As the global economic crisis deepens, developing African nations must adjust for the many new realities they face. It was just a year ago that optimism and promise imbued economic conversations about Africa's promise. With the global economy soaring and the need for basic commodities following, wealth was being created at a rate not seen in a generation. That promise is now evaporating at a startling rate. Research conducted by the World Bank shows that the 6.4 percent GDP growth originally forecast for Africa in 2009 will decrease to 3.5 percent or lower. In this current climate it is imperative that governments forge commitments to band together, cooperating instead of competing.
Forming a true African union is a concept that has been talked about for several years, but it may be an idea whose time has come, at least in economic terms. Muammar Qaddafi has recently proposed a single African military, but what is really needed is greater economic integration. Through cooperative efforts in economies and infrastructure, countries on the continent will gain the advantage of being able to build collective identities greater than their individual parts while maximizing their own economic viability. From my perch in landlocked Rwanda, it's clear that regional, if not continental, security and cooperation are critical for this nation's long-term success. Only by pooling resources will it be able to thrive going forward.
One example of precisely the type of innovative integration needed is emerging in an unlikely place. Burundi, Tanzania and Rwanda have begun efforts to develop a multi-national railway plan. For Burundi, Rwanda, and the interior of Tanzania, this is a key development for getting goods to international markets. That point was driven home recently when I learned that air freight for a few Rwandan baskets would cost me $10 per kilo - more than the cost of the baskets themselves! These three countries and others are already involved in a regional initiative aimed at increasing Internet accessibility across borders. Internet plus transport equals bigger markets - and more wealth and prosperity created locally.
For Rwanda, the rail line is a critical component of the nation's long-term development. Post-genocide Rwanda has taken pride in its thriving economic growth in tourism and information technology, but has fallen short in the export of commodities due to transport costs. The rail system is therefore a necessary link for connecting Rwandan producers to international and regional markets, which will serve to create and maintain prosperity for the country's working poor and emerging middle class.
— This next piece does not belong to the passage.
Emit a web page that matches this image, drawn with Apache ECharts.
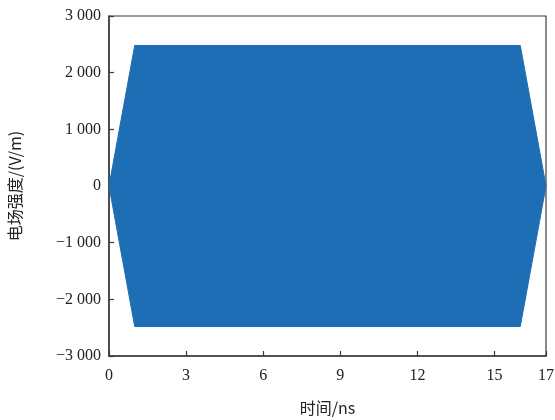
<!DOCTYPE html>
<html>
<head>
<meta charset="utf-8">
<script src="https://cdn.jsdelivr.net/npm/echarts@6/dist/echarts.min.js"></script>
<style>
  html, body { margin: 0; padding: 0; background: #fff; }
  #chart { width: 555px; height: 420px; }
</style>
</head>
<body>
<div id="chart"></div>
<script>
// Envelope of the pulse: linear rise, flat top, linear fall (time in ns, field in V/m)
const timeNs = [0, 1, 16, 17];
const upperEnvelope = [0, 2480, 2480, 0];
const lowerEnvelope = [0, -2480, -2480, 0];

const xLabelValues = [0, 3, 6, 9, 12, 15, 17];

const fillColor = '#1d6eb4';
const serif = '"Liberation Serif", "DejaVu Serif", serif';
const cjk = '"Noto Sans CJK SC", sans-serif';

function fmtY(v) {
  const abs = Math.abs(v);
  const s = abs >= 1000 ? Math.floor(abs / 1000) + ' ' + String(abs % 1000).padStart(3, '0') : String(abs);
  return (v < 0 ? '\u2212' : '') + s;
}

const chart = echarts.init(document.getElementById('chart'), null, { renderer: 'canvas' });
chart.setOption({
  animation: false,
  grid: {
    left: 109, right: 9, top: 16, bottom: 64,
    outerBoundsMode: 'none', containLabel: false,
    show: true, borderColor: '#3a3a3a', borderWidth: 1.2, backgroundColor: 'transparent'
  },
  xAxis: {
    type: 'value', min: 0, max: 17, interval: 3,
    name: '时间/ns', nameLocation: 'middle', nameGap: 44,
    nameTextStyle: { fontFamily: cjk, fontSize: 16, color: '#222' },
    axisLine: { show: true, onZero: false, lineStyle: { color: '#3a3a3a', width: 1.5 } },
    axisTick: { show: true, inside: true, length: 5, lineStyle: { color: '#3a3a3a', width: 1.2 } },
    axisLabel: { customValues: xLabelValues, margin: 12, fontFamily: serif, fontSize: 16, color: '#222' },
    splitLine: { show: false }
  },
  yAxis: {
    type: 'value', min: -3000, max: 3000, interval: 1000,
    name: '电场强度/(V/m)', nameLocation: 'middle', nameGap: 86,
    nameTextStyle: { fontFamily: cjk, fontSize: 16, color: '#222' },
    axisLine: { show: true, onZero: false, lineStyle: { color: '#3a3a3a', width: 1.5 } },
    axisTick: { show: true, inside: true, length: 5, lineStyle: { color: '#3a3a3a', width: 1.2 } },
    axisLabel: { margin: 8, fontFamily: serif, fontSize: 16, color: '#222', formatter: fmtY },
    splitLine: { show: false }
  },
  series: [
    {
      type: 'line', data: timeNs.map((t, i) => [t, upperEnvelope[i]]),
      symbol: 'none', lineStyle: { color: fillColor, width: 1 },
      areaStyle: { color: fillColor, opacity: 1, origin: 0 }
    },
    {
      type: 'line', data: timeNs.map((t, i) => [t, lowerEnvelope[i]]),
      symbol: 'none', lineStyle: { color: fillColor, width: 1 },
      areaStyle: { color: fillColor, opacity: 1, origin: 0 }
    }
  ]
});
</script>
</body>
</html>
The timing couldn't be better. Beyond the global economic crisis, recent fuel shortages also point towards the need for a railway network with direct connections to the coast. Food crops have to perform well and other products must be produced efficiently, but transport and energy are equally important business factors. While the world is to some degree coming to Rwanda - 40,000 tourists came just last year - the real wealth is to established by taking Rwanda to the world. A train track may just fulfill that purpose.